What Is Panic Attack Disorder? Not To Be Confused With A One Time Attack!

by Lincoln Broaders - Date: 2010-05-06 - Word Count: 502 Share This!

Everyone has an instinctive "fight or flight" reflex which is ingrained deeply in our brains. We started off with this instinct in our humble beginnings as cavemen and it was a protective response to dangers, such as predators. This basic instinct protected our species and it is still entrenched in our brains in modern times. The fight or flight reflex is basically a sudden fear triggered in your mind that tells you to get ready to protect yourself (fight) or to run like the wind (flight) to save yourself from a situation. Extreme reactions to this instinct are known as panic attack disorder.

Panic attack disorder is an unreasonable sense of terror that strikes suddenly and magnifies the fight or flight response. A person who suffers from a panic attack may have a myriad of symptoms ranging from a racing heartbeat to more worrisome symptoms such as choking or difficulty breathing. The condition affects a large number of the population and many of those people also suffer from debilitating phobias.

Sometimes the disorder can result from other conditions, such as depression, or they may be "fallout" from traumatic events that happen to a person. For reasons that are not known, women are twice as likely to suffer from this condition than men. This disorder has been known to be genetic; however, just because your mother suffered from panic attacks does not mean that you will. It only means that the likelihood is higher that you can at some point in your life experience these types of attacks.

There are both physical and mental causes of panic attacks and sometimes, one may cause the other. In other words, you may be drinking a cup of coffee and experience a racing heartbeat. You may interpret this as the onset of a panic attack and then, because you have elevated anxiety, a panic attack will set in. This is the most frustrating part of this disorder, because you never know what may trigger an attack.

The condition can cripple a person mentally.
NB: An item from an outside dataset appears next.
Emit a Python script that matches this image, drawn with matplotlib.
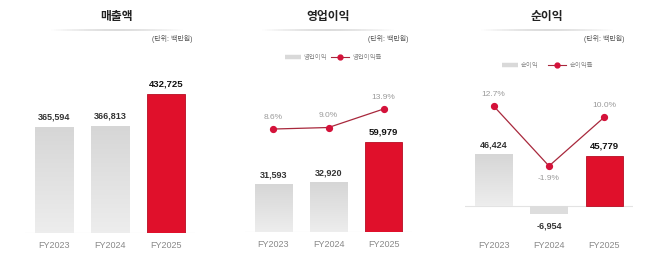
import matplotlib
matplotlib.use("Agg")
import matplotlib.pyplot as plt
import numpy as np
from matplotlib.collections import LineCollection

plt.rcParams['font.family'] = ['Liberation Sans', 'Noto Sans CJK KR']

# ---- data ----
years = ["FY2023", "FY2024", "FY2025"]
titles = ["매출액", "영업이익", "순이익"]
unit_label = "(단위: 백만원)"
revenue = [365594, 366813, 432725]
op_profit = [31593, 32920, 59979]
op_margin = [8.6, 9.0, 13.9]
net_profit = [46424, -6954, 45779]
net_margin = [12.7, -1.9, 10.0]
legend_op = ["영업이익", "영업이익률"]
legend_net = ["순이익", "순이익률"]

W, H = 658, 258
fig = plt.figure(figsize=(W / 100, H / 100), dpi=100)
fig.patch.set_facecolor("white")

GRAY_TOP = np.array([0.84, 0.84, 0.84])
GRAY_BOT = np.array([0.93, 0.93, 0.93])
RED = "#e0102b"
LINE_C = "#a8283c"
MARK_C = "#d4123a"
PCT_C = "#9a9a9a"
TICK_C = "#888888"


def px_axes(x0, x1, ytop, ybot):
    return fig.add_axes([x0 / W, 1 - ybot / H, (x1 - x0) / W, (ybot - ytop) / H])


def ftext(x, y, s, **kw):
    fig.text(x / W, 1 - y / H, s, **kw)


def underline(xc, y, half=68):
    xs = np.linspace(xc - half, xc + half, 60)
    pts = np.array([[x / W, 1 - y / H] for x in xs])
    segs = np.stack([pts[:-1], pts[1:]], axis=1)
    t = np.linspace(-1, 1, len(segs))
    alphas = np.clip(1 - np.abs(t) ** 1.5, 0, 1) * 0.9
    cols = [(0.82, 0.82, 0.82, a) for a in alphas]
    lc = LineCollection(segs, colors=cols, linewidths=1.2, transform=fig.transFigure)
    fig.add_artist(lc)


def draw_bars(ax, values):
    x = np.arange(len(values))
    bars = ax.bar(x, values, width=0.68, bottom=0, zorder=2)
    ymin = ax.get_ylim()[0]
    for i, b in enumerate(bars):
        if i == len(values) - 1:
            b.set_facecolor(RED)
            b.set_edgecolor("#b80c22")
            b.set_linewidth(0.6)
        else:
            b.set_facecolor("none")
            b.set_edgecolor("none")
            x0, y0 = b.get_x(), b.get_y()
            w, h = b.get_width(), b.get_height()
            lo, hi = min(y0, y0 + h), max(y0, y0 + h)
            lo = max(lo, ymin)
            grad = np.linspace(0, 1, 50)[:, None]
            if h < 0:
                grad = np.zeros_like(grad) + 0.3
            img = GRAY_TOP[None, None, :] * (1 - grad[..., None]) + GRAY_BOT[None, None, :] * grad[..., None]
            ax.imshow(img, extent=[x0, x0 + w, lo, hi], aspect="auto",
                      origin="upper", zorder=1, interpolation="bilinear")
    return bars


def style_ax(ax, ylim, baseline):
    ax.set_xlim(-0.518, 2.518)
    ax.set_ylim(*ylim)
    for s in ax.spines.values():
        s.set_visible(False)
    ax.set_yticks([])
    ax.set_xticks(range(len(years)))
    ax.set_xticklabels(years, color=TICK_C, fontsize=6.5)
    ax.tick_params(axis="x", length=0, pad=5.5)
    ax.axhline(baseline, color="#e3e3e3", lw=0.8, zorder=0)
    ax.set_facecolor("none")


def value_labels(ax, values):
    for i, v in enumerate(values):
        last = i == len(values) - 1
        off = 10 if v >= 0 else -12
        ax.annotate(f"{v:,}", (i, v), xytext=(0, off / 1.389), textcoords="offset points",
                    ha="center", va="center", fontsize=6.8 if last else 6.5,
                    fontweight="bold", color="#111111" if last else "#333333", zorder=5)


def line_series(ax, pct):
    x = np.arange(len(pct))
    ax.plot(x, pct, color=LINE_C, lw=0.9, zorder=3)
    ax.plot(x, pct, "o", color=MARK_C, ms=4.2, zorder=4)
    for i, p in enumerate(pct):
        off = 12 if p >= 0 else -12
        ax.annotate(f"{p:.1f}%", (i, p), xytext=(0, off / 1.389), textcoords="offset points",
                    ha="center", va="center", fontsize=6, color=PCT_C)


def legend(xpatch, y, labels):
    fig.add_artist(plt.Line2D([xpatch / W, (xpatch + 16) / W], [1 - y / H] * 2,
                              color="#d9d9d9", lw=3.2, transform=fig.transFigure, solid_capstyle="butt"))
    ftext(xpatch + 19, y, labels[0], fontsize=4.6, color="#8a8a8a", va="center", ha="left")
    lx = xpatch + 46
    fig.add_artist(plt.Line2D([lx / W, (lx + 18) / W], [1 - y / H] * 2,
                              color=LINE_C, lw=0.8, transform=fig.transFigure))
    fig.add_artist(plt.Line2D([(lx + 9) / W], [1 - y / H], marker="o", ms=3.5,
                              color=MARK_C, transform=fig.transFigure))
    ftext(lx + 22, y, labels[1], fontsize=4.6, color="#8a8a8a", va="center", ha="left")


def twin(ax, ylim):
    axb = ax.twinx()
    axb.set_ylim(*ylim)
    axb.set_yticks([])
    for s in axb.spines.values():
        s.set_visible(False)
    return axb


# ---- panel 1: revenue ----
ax1 = px_axes(25, 195, 60, 233)
style_ax(ax1, (150000, 502000), 150000)
draw_bars(ax1, revenue)
ax1.set_ylim(150000, 502000)
value_labels(ax1, revenue)
ftext(117, 17, titles[0], fontsize=8.5, fontweight="bold", ha="center", va="center", color="#222222")
underline(117, 30)
ftext(192, 39, unit_label, fontsize=5, ha="right", va="center", color="#555555")

# ---- panel 2: operating profit ----
ax2 = px_axes(245, 412, 60, 232)
style_ax(ax2, (0, 114600), 0)
draw_bars(ax2, op_profit)
ax2.set_ylim(0, 114600)
value_labels(ax2, op_profit)
ax2b = twin(ax2, (-18.7, 26.9))
line_series(ax2b, op_margin)
ftext(328, 17, titles[1], fontsize=8.5, fontweight="bold", ha="center", va="center", color="#222222")
underline(328, 30)
ftext(408, 39, unit_label, fontsize=5, ha="right", va="center", color="#555555")
legend(285, 57, legend_op)

# ---- panel 3: net profit ----
ax3 = px_axes(465, 633, 60, 233)
style_ax(ax3, (-24570, 132860), 0)
draw_bars(ax3, net_profit)
ax3.set_ylim(-24570, 132860)
value_labels(ax3, net_profit)
ax3b = twin(ax3, (-18.2, 23.9))
line_series(ax3b, net_margin)
ftext(547, 17, titles[2], fontsize=8.5, fontweight="bold", ha="center", va="center", color="#222222")
underline(547, 30)
ftext(625, 39, unit_label, fontsize=5, ha="right", va="center", color="#555555")
legend(502, 65, legend_net)

fig.savefig("out.png", dpi=100, facecolor="white")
Many who suffer from this disorder feel trapped, unable to free themselves. This disorder is commonly linked to agoraphobia. The literal definition of agoraphobia is the fear of open spaces, but this is not an accurate description. A person who suffers from agoraphobia is afraid of situations which may bring on a panic attack. These include standing in a line up, traveling, shopping, driving, being alone, or being in a crowd. It really depends on the person, but these are the most common. The most severely affected people tend to stay home, away from other people and they are afraid to leave the house. Many cannot keep a job or support themselves. Some sufferers attempt to conceal their condition and in doing this, will not get the help that they need to treat their illness.

There are effective treatments available which include therapy, medications, exercise, yoga, and breathing exercises. It is important to treat the underlying conditions, if they exist, such as depression and drug or alcohol abuse.